- **DATA SECTION**
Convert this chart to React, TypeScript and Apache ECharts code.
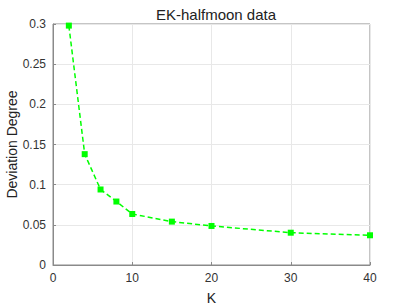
import React, { useEffect, useRef } from "react";
import * as echarts from "echarts";

const kValues = [2, 4, 6, 8, 10, 15, 20, 30, 40];
const deviation = [0.298, 0.138, 0.094, 0.079, 0.0635, 0.054, 0.0486, 0.0402, 0.037];
const titleText = "EK-halfmoon data";
const xName = "K";
const yName = "Deviation Degree";

export default function App() {
  const ref = useRef<HTMLDivElement>(null);
  useEffect(() => {
    if (!ref.current) return;
    const chart = echarts.init(ref.current, null, { renderer: "svg" });
    const font = "'Liberation Sans', Arial, Helvetica, sans-serif";
    const axisColor = "#8a8a8a";
    chart.setOption({
      animation: false,
      backgroundColor: "#ffffff",
      title: {
        text: titleText,
        left: 211,
        top: 2,
        textAlign: "center",
        textStyle: { fontFamily: font, fontSize: 15, fontWeight: "normal", color: "#222" },
      },
      grid: {
        left: 53,
        right: 39,
        top: 24,
        bottom: 42,
        show: true,
        borderColor: axisColor,
        borderWidth: 1,
        outerBoundsMode: "none",
        containLabel: false,
      },
      xAxis: {
        type: "value",
        min: 0,
        max: 40,
        interval: 10,
        name: xName,
        nameLocation: "middle",
        nameGap: 26,
        nameMoveOverlap: false,
        nameTextStyle: { fontFamily: font, fontSize: 14, color: "#222" },
        axisLine: { show: true, lineStyle: { color: axisColor } },
        axisTick: { show: true, inside: true, length: 3, lineStyle: { color: axisColor } },
        axisLabel: { fontFamily: font, fontSize: 12, color: "#333", margin: 7 },
        splitLine: { show: true, lineStyle: { color: "#e8e8e8" } },
      },
      yAxis: {
        type: "value",
        min: 0,
        max: 0.3,
        interval: 0.05,
        name: yName,
        nameLocation: "middle",
        nameGap: 34,
        nameMoveOverlap: false,
        nameTextStyle: { fontFamily: font, fontSize: 14, color: "#222" },
        axisLine: { show: true, lineStyle: { color: axisColor } },
        axisTick: { show: true, inside: true, length: 3, lineStyle: { color: axisColor } },
        axisLabel: { fontFamily: font, fontSize: 12, color: "#333", margin: 7 },
        splitLine: { show: true, lineStyle: { color: "#e8e8e8" } },
      },
      series: [
        {
          type: "line",
          data: kValues.map((k, i) => [k, deviation[i]]),
          symbol: "rect",
          symbolSize: 6,
          itemStyle: { color: "#00ff00" },
          lineStyle: { color: "#00ff00", width: 1.5, type: [5, 3] },
        },
      ],
    });
    return () => chart.dispose();
  }, []);
  return <div ref={ref} style={{ position: "fixed", left: 0, top: 0, width: 409, height: 307 }} />;
}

- **DIRECTION**
Copy out each line word for word, please, skipping the images.

- **RESPONSE TO THE TASK**
Convert this chart to React, TypeScript and Apache ECharts code.
import React, { useEffect, useRef } from "react";
import * as echarts from "echarts";

const kValues = [2, 4, 6, 8, 10, 15, 20, 30, 40];
const deviation = [0.298, 0.138, 0.094, 0.079, 0.0635, 0.054, 0.0486, 0.0402, 0.037];
const titleText = "EK-halfmoon data";
const xName = "K";
const yName = "Deviation Degree";

export default function App() {
  const ref = useRef<HTMLDivElement>(null);
  useEffect(() => {
    if (!ref.current) return;
    const chart = echarts.init(ref.current, null, { renderer: "svg" });
    const font = "'Liberation Sans', Arial, Helvetica, sans-serif";
    const axisColor = "#8a8a8a";
    chart.setOption({
      animation: false,
      backgroundColor: "#ffffff",
      title: {
        text: titleText,
        left: 211,
        top: 2,
        textAlign: "center",
        textStyle: { fontFamily: font, fontSize: 15, fontWeight: "normal", color: "#222" },
      },
      grid: {
        left: 53,
        right: 39,
        top: 24,
        bottom: 42,
        show: true,
        borderColor: axisColor,
        borderWidth: 1,
        outerBoundsMode: "none",
        containLabel: false,
      },
      xAxis: {
        type: "value",
        min: 0,
        max: 40,
        interval: 10,
        name: xName,
        nameLocation: "middle",
        nameGap: 26,
        nameMoveOverlap: false,
        nameTextStyle: { fontFamily: font, fontSize: 14, color: "#222" },
        axisLine: { show: true, lineStyle: { color: axisColor } },
        axisTick: { show: true, inside: true, length: 3, lineStyle: { color: axisColor } },
        axisLabel: { fontFamily: font, fontSize: 12, color: "#333", margin: 7 },
        splitLine: { show: true, lineStyle: { color: "#e8e8e8" } },
      },
      yAxis: {
        type: "value",
        min: 0,
        max: 0.3,
        interval: 0.05,
        name: yName,
        nameLocation: "middle",
        nameGap: 34,
        nameMoveOverlap: false,
        nameTextStyle: { fontFamily: font, fontSize: 14, color: "#222" },
        axisLine: { show: true, lineStyle: { color: axisColor } },
        axisTick: { show: true, inside: true, length: 3, lineStyle: { color: axisColor } },
        axisLabel: { fontFamily: font, fontSize: 12, color: "#333", margin: 7 },
        splitLine: { show: true, lineStyle: { color: "#e8e8e8" } },
      },
      series: [
        {
          type: "line",
          data: kValues.map((k, i) => [k, deviation[i]]),
          symbol: "rect",
          symbolSize: 6,
          itemStyle: { color: "#00ff00" },
          lineStyle: { color: "#00ff00", width: 1.5, type: [5, 3] },
        },
      ],
    });
    return () => chart.dispose();
  }, []);
  return <div ref={ref} style={{ position: "fixed", left: 0, top: 0, width: 409, height: 307 }} />;
}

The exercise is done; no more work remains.